- [Directions]: Every line of the listing must be reproduced as it stands. Leave the images behind.

(begin)

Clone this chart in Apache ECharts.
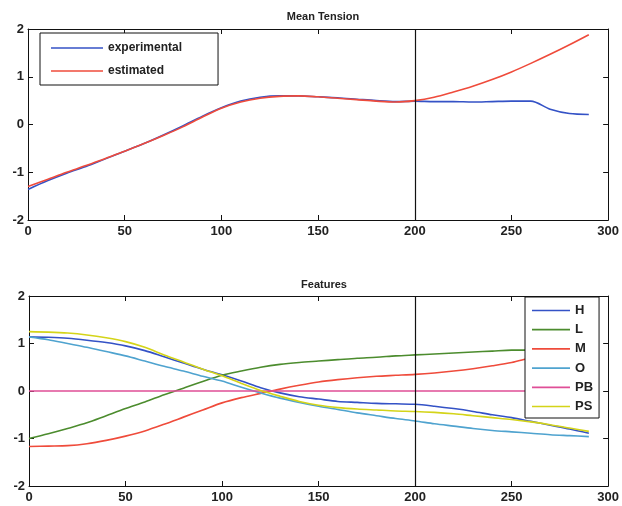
<!DOCTYPE html>
<html>
<head>
<meta charset="utf-8">
<script src="https://cdn.jsdelivr.net/npm/echarts@6/dist/echarts.min.js"></script>
<style>html,body{margin:0;padding:0;background:#fff;}#c{width:622px;height:506px;}</style>
</head>
<body>
<div id="c"></div>
<script>
// ---- Data ----
const xs = [0,10,20,30,40,50,60,70,80,90,100,110,120,130,140,150,160,170,180,190,200,210,220,230,240,250,260,270,280,290];

const experimental = [-1.36,-1.18,-1.02,-0.88,-0.72,-0.56,-0.40,-0.22,-0.03,0.17,0.35,0.49,0.57,0.60,0.60,0.58,0.56,0.53,0.50,0.48,0.49,0.48,0.48,0.47,0.48,0.49,0.49,0.32,0.23,0.21];
const estimated = [-1.30,-1.15,-1.00,-0.86,-0.71,-0.56,-0.40,-0.23,-0.05,0.15,0.34,0.47,0.55,0.59,0.60,0.58,0.55,0.52,0.49,0.47,0.50,0.57,0.68,0.80,0.94,1.10,1.28,1.47,1.67,1.88];

const featH = [1.14,1.13,1.11,1.07,1.02,0.95,0.85,0.72,0.59,0.46,0.34,0.21,0.07,-0.04,-0.12,-0.17,-0.22,-0.24,-0.26,-0.27,-0.28,-0.32,-0.37,-0.43,-0.50,-0.56,-0.64,-0.72,-0.80,-0.89];
const featL = [-1.00,-0.90,-0.79,-0.67,-0.52,-0.37,-0.23,-0.08,0.06,0.20,0.33,0.42,0.50,0.56,0.60,0.63,0.66,0.69,0.71,0.74,0.76,0.78,0.80,0.82,0.84,0.86,0.86,0.87,0.88,0.89];
const featM = [-1.17,-1.16,-1.15,-1.11,-1.04,-0.95,-0.84,-0.70,-0.55,-0.40,-0.25,-0.14,-0.05,0.04,0.12,0.19,0.24,0.28,0.31,0.33,0.35,0.38,0.42,0.47,0.53,0.60,0.70,0.78,0.86,0.93];
const featO = [1.14,1.08,1.00,0.92,0.83,0.74,0.63,0.52,0.42,0.31,0.21,0.08,-0.04,-0.15,-0.24,-0.32,-0.39,-0.46,-0.52,-0.58,-0.63,-0.69,-0.74,-0.79,-0.83,-0.86,-0.89,-0.92,-0.94,-0.96];
const featPB = [0,0,0,0,0,0,0,0,0,0,0,0,0,0,0,0,0,0,0,0,0,0,0,0,0,0,0,0,0,0];
const featPS = [1.25,1.24,1.22,1.18,1.12,1.04,0.92,0.76,0.61,0.46,0.32,0.16,0.01,-0.11,-0.22,-0.30,-0.35,-0.38,-0.40,-0.42,-0.43,-0.45,-0.48,-0.52,-0.56,-0.60,-0.65,-0.71,-0.78,-0.85];

const xTicks = {min: 0, max: 300, interval: 50};
const yTicks = {min: -2, max: 2, interval: 1};
const markX = 200;

const titles = ['Mean Tension', 'Features'];
const topNames = ['experimental', 'estimated'];
const featNames = ['H', 'L', 'M', 'O', 'PB', 'PS'];
const featColors = ['#3452c6', '#4c8c2e', '#ef4b3b', '#4fa3cf', '#df4f97', '#d4d419'];
const topColors = ['#3452c6', '#ef4b3b'];

// ---- Chart ----
const pair = a => xs.map((x, i) => [x, a[i]]);
const labelFont = {fontFamily: 'Liberation Sans, Arial, sans-serif', fontSize: 13, fontWeight: 'bold', color: '#222'};

function xAxes(g) {
  return [
    {gridIndex: g, type: 'value', position: 'bottom', ...xTicks,
     axisLine: {show: true, onZero: false, lineStyle: {color: '#111', width: 1}},
     axisTick: {show: true, inside: true, length: 5, lineStyle: {color: '#111'}},
     axisLabel: {show: true, margin: 5, ...labelFont},
     splitLine: {show: false}},
    {gridIndex: g, type: 'value', position: 'top', ...xTicks,
     axisLine: {show: true, onZero: false, lineStyle: {color: '#111', width: 1}},
     axisTick: {show: true, inside: true, length: 5, lineStyle: {color: '#111'}},
     axisLabel: {show: false}, splitLine: {show: false}}
  ];
}
function yAxes(g) {
  return [
    {gridIndex: g, type: 'value', position: 'left', ...yTicks,
     axisLine: {show: true, onZero: false, lineStyle: {color: '#111', width: 1}},
     axisTick: {show: true, inside: true, length: 5, lineStyle: {color: '#111'}},
     axisLabel: {show: true, margin: 4, ...labelFont},
     splitLine: {show: false}},
    {gridIndex: g, type: 'value', position: 'right', ...yTicks,
     axisLine: {show: true, onZero: false, lineStyle: {color: '#111', width: 1}},
     axisTick: {show: true, inside: true, length: 5, lineStyle: {color: '#111'}},
     axisLabel: {show: false}, splitLine: {show: false}}
  ];
}

const vline = {
  silent: true, symbol: ['none', 'none'], label: {show: false},
  lineStyle: {color: '#111', width: 1.2, type: 'solid'},
  data: [{xAxis: markX}]
};

function lineSeries(name, data, color, xi, yi, withMark) {
  const s = {
    name, type: 'line', xAxisIndex: xi, yAxisIndex: yi, data: pair(data),
    smooth: 0.3, symbol: 'none', showSymbol: false,
    lineStyle: {color, width: 1.6}, itemStyle: {color},
    animation: false
  };
  if (withMark) s.markLine = vline;
  return s;
}

const series = [
  lineSeries(topNames[0], experimental, topColors[0], 0, 0, true),
  lineSeries(topNames[1], estimated, topColors[1], 0, 0, false)
];
const featData = [featH, featL, featM, featO, featPB, featPS];
featNames.forEach((n, i) => series.push(lineSeries(n, featData[i], featColors[i], 2, 2, i === 0)));

const legendText = {fontFamily: 'Liberation Sans, Arial, sans-serif', fontSize: 12, fontWeight: 'bold', color: '#222'};
const lineIconTop = 'path://M0,0H100V3.2H0Z';
const lineIconBottom = 'path://M0,0H100V4.6H0Z';

const option = {
  backgroundColor: '#fff',
  animation: false,
  title: [
    {text: titles[0], left: 318, top: 6, textAlign: 'center',
     textStyle: {fontFamily: 'Liberation Sans, Arial, sans-serif', fontSize: 11, fontWeight: 'bold', color: '#222'}},
    {text: titles[1], left: 319, top: 274, textAlign: 'center',
     textStyle: {fontFamily: 'Liberation Sans, Arial, sans-serif', fontSize: 11, fontWeight: 'bold', color: '#222'}}
  ],
  grid: [
    {left: 28, right: 13, top: 29, height: 191},
    {left: 29, right: 12, top: 296, height: 190}
  ],
  xAxis: [...xAxes(0), ...xAxes(1)],
  yAxis: [...yAxes(0), ...yAxes(1)],
  legend: [
    {data: topNames, orient: 'vertical', left: 40, top: 33, icon: lineIconTop,
     padding: [9, 36, 8, 11], itemWidth: 52, itemHeight: 14, itemGap: 11,
     backgroundColor: '#fff', borderColor: '#111', borderWidth: 1, z: 20,
     textStyle: legendText, selectedMode: false},
    {data: featNames, orient: 'vertical', left: 525, top: 297, icon: lineIconBottom,
     padding: [7, 6, 5, 7], itemWidth: 38, itemHeight: 10, itemGap: 6.2,
     backgroundColor: '#fff', borderColor: '#111', borderWidth: 1, z: 20,
     textStyle: Object.assign({}, legendText, {fontSize: 13}), selectedMode: false}
  ],
  series
};

const chart = echarts.init(document.getElementById('c'), null, {renderer: 'canvas'});
chart.setOption(option);
</script>
</body>
</html>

(end)

- [Complete output]:
Clone this chart in Apache ECharts.
<!DOCTYPE html>
<html>
<head>
<meta charset="utf-8">
<script src="https://cdn.jsdelivr.net/npm/echarts@6/dist/echarts.min.js"></script>
<style>html,body{margin:0;padding:0;background:#fff;}#c{width:622px;height:506px;}</style>
</head>
<body>
<div id="c"></div>
<script>
// ---- Data ----
const xs = [0,10,20,30,40,50,60,70,80,90,100,110,120,130,140,150,160,170,180,190,200,210,220,230,240,250,260,270,280,290];

const experimental = [-1.36,-1.18,-1.02,-0.88,-0.72,-0.56,-0.40,-0.22,-0.03,0.17,0.35,0.49,0.57,0.60,0.60,0.58,0.56,0.53,0.50,0.48,0.49,0.48,0.48,0.47,0.48,0.49,0.49,0.32,0.23,0.21];
const estimated = [-1.30,-1.15,-1.00,-0.86,-0.71,-0.56,-0.40,-0.23,-0.05,0.15,0.34,0.47,0.55,0.59,0.60,0.58,0.55,0.52,0.49,0.47,0.50,0.57,0.68,0.80,0.94,1.10,1.28,1.47,1.67,1.88];

const featH = [1.14,1.13,1.11,1.07,1.02,0.95,0.85,0.72,0.59,0.46,0.34,0.21,0.07,-0.04,-0.12,-0.17,-0.22,-0.24,-0.26,-0.27,-0.28,-0.32,-0.37,-0.43,-0.50,-0.56,-0.64,-0.72,-0.80,-0.89];
const featL = [-1.00,-0.90,-0.79,-0.67,-0.52,-0.37,-0.23,-0.08,0.06,0.20,0.33,0.42,0.50,0.56,0.60,0.63,0.66,0.69,0.71,0.74,0.76,0.78,0.80,0.82,0.84,0.86,0.86,0.87,0.88,0.89];
const featM = [-1.17,-1.16,-1.15,-1.11,-1.04,-0.95,-0.84,-0.70,-0.55,-0.40,-0.25,-0.14,-0.05,0.04,0.12,0.19,0.24,0.28,0.31,0.33,0.35,0.38,0.42,0.47,0.53,0.60,0.70,0.78,0.86,0.93];
const featO = [1.14,1.08,1.00,0.92,0.83,0.74,0.63,0.52,0.42,0.31,0.21,0.08,-0.04,-0.15,-0.24,-0.32,-0.39,-0.46,-0.52,-0.58,-0.63,-0.69,-0.74,-0.79,-0.83,-0.86,-0.89,-0.92,-0.94,-0.96];
const featPB = [0,0,0,0,0,0,0,0,0,0,0,0,0,0,0,0,0,0,0,0,0,0,0,0,0,0,0,0,0,0];
const featPS = [1.25,1.24,1.22,1.18,1.12,1.04,0.92,0.76,0.61,0.46,0.32,0.16,0.01,-0.11,-0.22,-0.30,-0.35,-0.38,-0.40,-0.42,-0.43,-0.45,-0.48,-0.52,-0.56,-0.60,-0.65,-0.71,-0.78,-0.85];

const xTicks = {min: 0, max: 300, interval: 50};
const yTicks = {min: -2, max: 2, interval: 1};
const markX = 200;

const titles = ['Mean Tension', 'Features'];
const topNames = ['experimental', 'estimated'];
const featNames = ['H', 'L', 'M', 'O', 'PB', 'PS'];
const featColors = ['#3452c6', '#4c8c2e', '#ef4b3b', '#4fa3cf', '#df4f97', '#d4d419'];
const topColors = ['#3452c6', '#ef4b3b'];

// ---- Chart ----
const pair = a => xs.map((x, i) => [x, a[i]]);
const labelFont = {fontFamily: 'Liberation Sans, Arial, sans-serif', fontSize: 13, fontWeight: 'bold', color: '#222'};

function xAxes(g) {
  return [
    {gridIndex: g, type: 'value', position: 'bottom', ...xTicks,
     axisLine: {show: true, onZero: false, lineStyle: {color: '#111', width: 1}},
     axisTick: {show: true, inside: true, length: 5, lineStyle: {color: '#111'}},
     axisLabel: {show: true, margin: 5, ...labelFont},
     splitLine: {show: false}},
    {gridIndex: g, type: 'value', position: 'top', ...xTicks,
     axisLine: {show: true, onZero: false, lineStyle: {color: '#111', width: 1}},
     axisTick: {show: true, inside: true, length: 5, lineStyle: {color: '#111'}},
     axisLabel: {show: false}, splitLine: {show: false}}
  ];
}
function yAxes(g) {
  return [
    {gridIndex: g, type: 'value', position: 'left', ...yTicks,
     axisLine: {show: true, onZero: false, lineStyle: {color: '#111', width: 1}},
     axisTick: {show: true, inside: true, length: 5, lineStyle: {color: '#111'}},
     axisLabel: {show: true, margin: 4, ...labelFont},
     splitLine: {show: false}},
    {gridIndex: g, type: 'value', position: 'right', ...yTicks,
     axisLine: {show: true, onZero: false, lineStyle: {color: '#111', width: 1}},
     axisTick: {show: true, inside: true, length: 5, lineStyle: {color: '#111'}},
     axisLabel: {show: false}, splitLine: {show: false}}
  ];
}

const vline = {
  silent: true, symbol: ['none', 'none'], label: {show: false},
  lineStyle: {color: '#111', width: 1.2, type: 'solid'},
  data: [{xAxis: markX}]
};

function lineSeries(name, data, color, xi, yi, withMark) {
  const s = {
    name, type: 'line', xAxisIndex: xi, yAxisIndex: yi, data: pair(data),
    smooth: 0.3, symbol: 'none', showSymbol: false,
    lineStyle: {color, width: 1.6}, itemStyle: {color},
    animation: false
  };
  if (withMark) s.markLine = vline;
  return s;
}

const series = [
  lineSeries(topNames[0], experimental, topColors[0], 0, 0, true),
  lineSeries(topNames[1], estimated, topColors[1], 0, 0, false)
];
const featData = [featH, featL, featM, featO, featPB, featPS];
featNames.forEach((n, i) => series.push(lineSeries(n, featData[i], featColors[i], 2, 2, i === 0)));

const legendText = {fontFamily: 'Liberation Sans, Arial, sans-serif', fontSize: 12, fontWeight: 'bold', color: '#222'};
const lineIconTop = 'path://M0,0H100V3.2H0Z';
const lineIconBottom = 'path://M0,0H100V4.6H0Z';

const option = {
  backgroundColor: '#fff',
  animation: false,
  title: [
    {text: titles[0], left: 318, top: 6, textAlign: 'center',
     textStyle: {fontFamily: 'Liberation Sans, Arial, sans-serif', fontSize: 11, fontWeight: 'bold', color: '#222'}},
    {text: titles[1], left: 319, top: 274, textAlign: 'center',
     textStyle: {fontFamily: 'Liberation Sans, Arial, sans-serif', fontSize: 11, fontWeight: 'bold', color: '#222'}}
  ],
  grid: [
    {left: 28, right: 13, top: 29, height: 191},
    {left: 29, right: 12, top: 296, height: 190}
  ],
  xAxis: [...xAxes(0), ...xAxes(1)],
  yAxis: [...yAxes(0), ...yAxes(1)],
  legend: [
    {data: topNames, orient: 'vertical', left: 40, top: 33, icon: lineIconTop,
     padding: [9, 36, 8, 11], itemWidth: 52, itemHeight: 14, itemGap: 11,
     backgroundColor: '#fff', borderColor: '#111', borderWidth: 1, z: 20,
     textStyle: legendText, selectedMode: false},
    {data: featNames, orient: 'vertical', left: 525, top: 297, icon: lineIconBottom,
     padding: [7, 6, 5, 7], itemWidth: 38, itemHeight: 10, itemGap: 6.2,
     backgroundColor: '#fff', borderColor: '#111', borderWidth: 1, z: 20,
     textStyle: Object.assign({}, legendText, {fontSize: 13}), selectedMode: false}
  ],
  series
};

const chart = echarts.init(document.getElementById('c'), null, {renderer: 'canvas'});
chart.setOption(option);
</script>
</body>
</html>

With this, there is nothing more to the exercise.